- _Written problem_
Restate the full listing word for word and leave the pictures out.

══ Dataset content ══

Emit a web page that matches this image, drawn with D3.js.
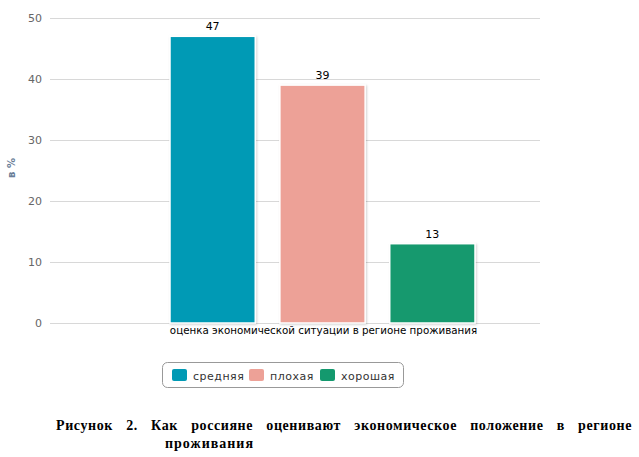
<!DOCTYPE html>
<html><head><meta charset="utf-8">
<script src="https://cdn.jsdelivr.net/npm/d3@7"></script>
<style>body{margin:0;background:#fff}svg{display:block}</style>
</head><body>
<svg id="c" width="639" height="457"></svg>
<script>
const categories = ["оценка экономической ситуации в регионе проживания"];
const series = ["средняя", "плохая", "хорошая"];
const values = [47, 39, 13];
const colors = ["#019ab5", "#eda197", "#14996e"];
const yTicks = [0, 10, 20, 30, 40, 50];
const yTitle = "в %";
const captionLine1 = "Рисунок 2. Как россияне оценивают экономическое положение в регионе";
const captionLine2 = "проживания";

const svg = d3.select("#c");
const font = "DejaVu Sans, Verdana, sans-serif";
const serif = "Liberation Serif, Times New Roman, serif";

const defs = svg.append("defs");
const f = defs.append("filter").attr("id","sh").attr("x","-10%").attr("y","-10%").attr("width","130%").attr("height","130%");
f.append("feDropShadow").attr("dx",1).attr("dy",1).attr("stdDeviation",1).attr("flood-color","#000").attr("flood-opacity",0.18);

const y = d3.scaleLinear().domain([0, 50]).range([323, 18]);
const x0 = d3.scaleBand().domain(categories).range([105, 540]).padding(0);
const x1 = d3.scaleBand().domain(series).range([170, 475]).paddingInner(0.224).paddingOuter(0);

// grid
svg.append("g").selectAll("line").data(yTicks).join("line")
  .attr("x1", 50).attr("x2", 540)
  .attr("y1", d => Math.round(y(d)) + 0.5).attr("y2", d => Math.round(y(d)) + 0.5)
  .attr("stroke", "#d8d8d8").attr("stroke-width", 1);

// y axis labels
const yAxis = d3.axisLeft(y).tickValues(yTicks).tickSize(0).tickPadding(0);
const ya = svg.append("g").attr("transform", "translate(42,0)").call(yAxis);
ya.select(".domain").remove();
ya.selectAll("text").attr("font-family", font).attr("font-size", 11).attr("fill", "#666").attr("dy","0.32em");

// y title
svg.append("text").attr("transform", "translate(15,168) rotate(-90)")
  .attr("text-anchor", "middle").attr("font-family", font).attr("font-size", 10)
  .attr("font-weight", "bold").attr("fill", "#6a7e98").text(yTitle);

// bars
const bars = svg.append("g");
bars.selectAll("rect").data(values).join("rect")
  .attr("x", (d,i) => x1(series[i]))
  .attr("y", d => y(d))
  .attr("width", x1.bandwidth())
  .attr("height", d => y(0) - y(d))
  .attr("fill", (d,i) => colors[i])
  .attr("stroke", "#fff").attr("stroke-width", 1.5)
  .attr("filter", "url(#sh)");

bars.selectAll("text").data(values).join("text")
  .attr("x", (d,i) => x1(series[i]) + x1.bandwidth()/2)
  .attr("y", d => y(d) - 6)
  .attr("text-anchor", "middle").attr("font-family", font).attr("font-size", 11)
  .attr("fill", "#000").text(d => d);

// x category label
svg.append("text").attr("x", x0(categories[0]) + x0.bandwidth()/2 + 1).attr("y", 334)
  .attr("text-anchor","middle").attr("font-family", font).attr("font-size", 10.3)
  .attr("fill", "#000").text(categories[0]);

// legend
const lg = svg.append("g");
lg.append("rect").attr("x", 162.5).attr("y", 362.5).attr("width", 241).attr("height", 25)
  .attr("rx", 5).attr("fill", "#fff").attr("stroke", "#999").attr("stroke-width", 1);
const legX = [172, 249, 320];
series.forEach((s, i) => {
  lg.append("rect").attr("x", legX[i]).attr("y", 369).attr("width", 15).attr("height", 12)
    .attr("rx", 2).attr("fill", colors[i]);
  lg.append("text").attr("x", legX[i] + 21).attr("y", 379.5).attr("font-family", font)
    .attr("font-size", 11).attr("letter-spacing", 0.5).attr("fill", "#333").text(s);
});

// caption (justified first line via word spacing)
const c1 = svg.append("text").attr("x", 56).attr("y", 430).attr("font-family", serif)
  .attr("font-size", 14).attr("font-weight", "bold").attr("fill", "#000")
  .attr("letter-spacing", 0.6).text(captionLine1);
const len1 = c1.node().getComputedTextLength();
const nGaps = captionLine1.split(" ").length - 1;
c1.attr("word-spacing", Math.max(0, (576 - len1) / nGaps));
svg.append("text").attr("x", 165).attr("y", 448).attr("font-family", serif)
  .attr("font-size", 14).attr("font-weight", "bold").attr("fill", "#000")
  .attr("letter-spacing", 1).text(captionLine2);
</script>
</body></html>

═══

- _The solution_
Emit a web page that matches this image, drawn with D3.js.
<!DOCTYPE html>
<html><head><meta charset="utf-8">
<script src="https://cdn.jsdelivr.net/npm/d3@7"></script>
<style>body{margin:0;background:#fff}svg{display:block}</style>
</head><body>
<svg id="c" width="639" height="457"></svg>
<script>
const categories = ["оценка экономической ситуации в регионе проживания"];
const series = ["средняя", "плохая", "хорошая"];
const values = [47, 39, 13];
const colors = ["#019ab5", "#eda197", "#14996e"];
const yTicks = [0, 10, 20, 30, 40, 50];
const yTitle = "в %";
const captionLine1 = "Рисунок 2. Как россияне оценивают экономическое положение в регионе";
const captionLine2 = "проживания";

const svg = d3.select("#c");
const font = "DejaVu Sans, Verdana, sans-serif";
const serif = "Liberation Serif, Times New Roman, serif";

const defs = svg.append("defs");
const f = defs.append("filter").attr("id","sh").attr("x","-10%").attr("y","-10%").attr("width","130%").attr("height","130%");
f.append("feDropShadow").attr("dx",1).attr("dy",1).attr("stdDeviation",1).attr("flood-color","#000").attr("flood-opacity",0.18);

const y = d3.scaleLinear().domain([0, 50]).range([323, 18]);
const x0 = d3.scaleBand().domain(categories).range([105, 540]).padding(0);
const x1 = d3.scaleBand().domain(series).range([170, 475]).paddingInner(0.224).paddingOuter(0);

// grid
svg.append("g").selectAll("line").data(yTicks).join("line")
  .attr("x1", 50).attr("x2", 540)
  .attr("y1", d => Math.round(y(d)) + 0.5).attr("y2", d => Math.round(y(d)) + 0.5)
  .attr("stroke", "#d8d8d8").attr("stroke-width", 1);

// y axis labels
const yAxis = d3.axisLeft(y).tickValues(yTicks).tickSize(0).tickPadding(0);
const ya = svg.append("g").attr("transform", "translate(42,0)").call(yAxis);
ya.select(".domain").remove();
ya.selectAll("text").attr("font-family", font).attr("font-size", 11).attr("fill", "#666").attr("dy","0.32em");

// y title
svg.append("text").attr("transform", "translate(15,168) rotate(-90)")
  .attr("text-anchor", "middle").attr("font-family", font).attr("font-size", 10)
  .attr("font-weight", "bold").attr("fill", "#6a7e98").text(yTitle);

// bars
const bars = svg.append("g");
bars.selectAll("rect").data(values).join("rect")
  .attr("x", (d,i) => x1(series[i]))
  .attr("y", d => y(d))
  .attr("width", x1.bandwidth())
  .attr("height", d => y(0) - y(d))
  .attr("fill", (d,i) => colors[i])
  .attr("stroke", "#fff").attr("stroke-width", 1.5)
  .attr("filter", "url(#sh)");

bars.selectAll("text").data(values).join("text")
  .attr("x", (d,i) => x1(series[i]) + x1.bandwidth()/2)
  .attr("y", d => y(d) - 6)
  .attr("text-anchor", "middle").attr("font-family", font).attr("font-size", 11)
  .attr("fill", "#000").text(d => d);

// x category label
svg.append("text").attr("x", x0(categories[0]) + x0.bandwidth()/2 + 1).attr("y", 334)
  .attr("text-anchor","middle").attr("font-family", font).attr("font-size", 10.3)
  .attr("fill", "#000").text(categories[0]);

// legend
const lg = svg.append("g");
lg.append("rect").attr("x", 162.5).attr("y", 362.5).attr("width", 241).attr("height", 25)
  .attr("rx", 5).attr("fill", "#fff").attr("stroke", "#999").attr("stroke-width", 1);
const legX = [172, 249, 320];
series.forEach((s, i) => {
  lg.append("rect").attr("x", legX[i]).attr("y", 369).attr("width", 15).attr("height", 12)
    .attr("rx", 2).attr("fill", colors[i]);
  lg.append("text").attr("x", legX[i] + 21).attr("y", 379.5).attr("font-family", font)
    .attr("font-size", 11).attr("letter-spacing", 0.5).attr("fill", "#333").text(s);
});

// caption (justified first line via word spacing)
const c1 = svg.append("text").attr("x", 56).attr("y", 430).attr("font-family", serif)
  .attr("font-size", 14).attr("font-weight", "bold").attr("fill", "#000")
  .attr("letter-spacing", 0.6).text(captionLine1);
const len1 = c1.node().getComputedTextLength();
const nGaps = captionLine1.split(" ").length - 1;
c1.attr("word-spacing", Math.max(0, (576 - len1) / nGaps));
svg.append("text").attr("x", 165).attr("y", 448).attr("font-family", serif)
  .attr("font-size", 14).attr("font-weight", "bold").attr("fill", "#000")
  .attr("letter-spacing", 1).text(captionLine2);
</script>
</body></html>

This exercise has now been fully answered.